Along the river, we have agreed to a 200 foot riparian (forested) buffer. This is twice the buffer that would be required under Chesapeake Bay Resource Protection Areas.
Some of the neighbors have spoke at every opportunity about the threat of shoreline erosion that they believe will come with trails and park usage. While the concern about erosion is noble, there is a great misunderstanding about cause and effect on this issue. In November of 2009, Williamsburg Environmental Group studied the impact on shoreline impact from boating and trail use and found that the shoreline was in good condition at numerous park locations along the Potomac, and there was no evidence that trails or boating posed a threat to the shoreline.
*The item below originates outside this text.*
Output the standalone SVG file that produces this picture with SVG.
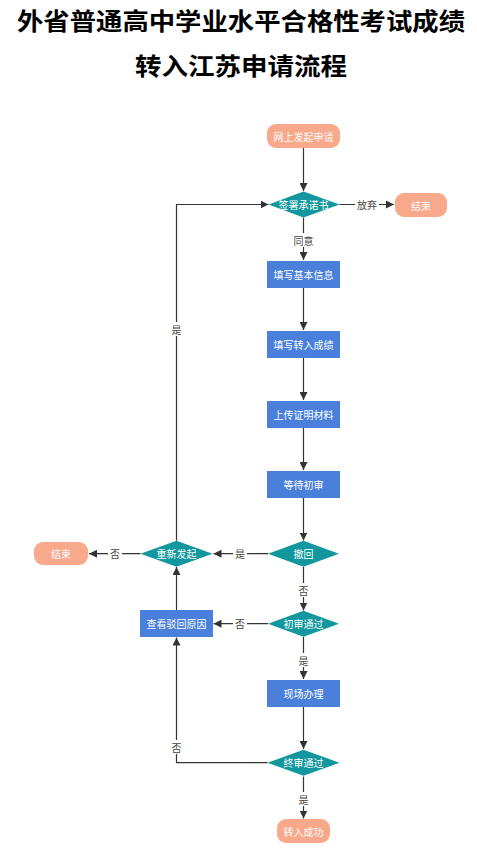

I am sure no amount of research will convince some, but it is important that the broader community have a clear understanding that well managed hiking trails and boat launch areas pose no threat to the integrity of the shoreline.
The Northern Virginia Regional Park Authority has over 100 miles of trails; 35 of those miles are hiking/equestrian trails that parallel the Potomac, Bull Run and Occoquan Rivers. We own and manage over 8,000 acres of river front property.
Making White’s Ford a park will have tremendous ecological value.
The Regional Park Authority has managed parks for over 50 years. We are a regional leader in conserving historic resources, and a national leader among park agencies in progressive environmental policies. We have extensive experience managing trail networks, family campgrounds, water access points and other features.
Up to now, we have kept our focus on the legal and land use issues related to the permits we were seeking. As public officials, it is our job to have thick skins and not worry too much if a few choose to oppose what is going to be good for the general public. However, by not addressing the issues the opponents have been putting out, some may think that those claims have merit. The purpose of this piece is not to disparage any individual who chooses to oppose White’s Ford Park or the uses of the park (everyone has a right to an opinion), but to set the record straight on a number of issues that we have not addressed as clearly before.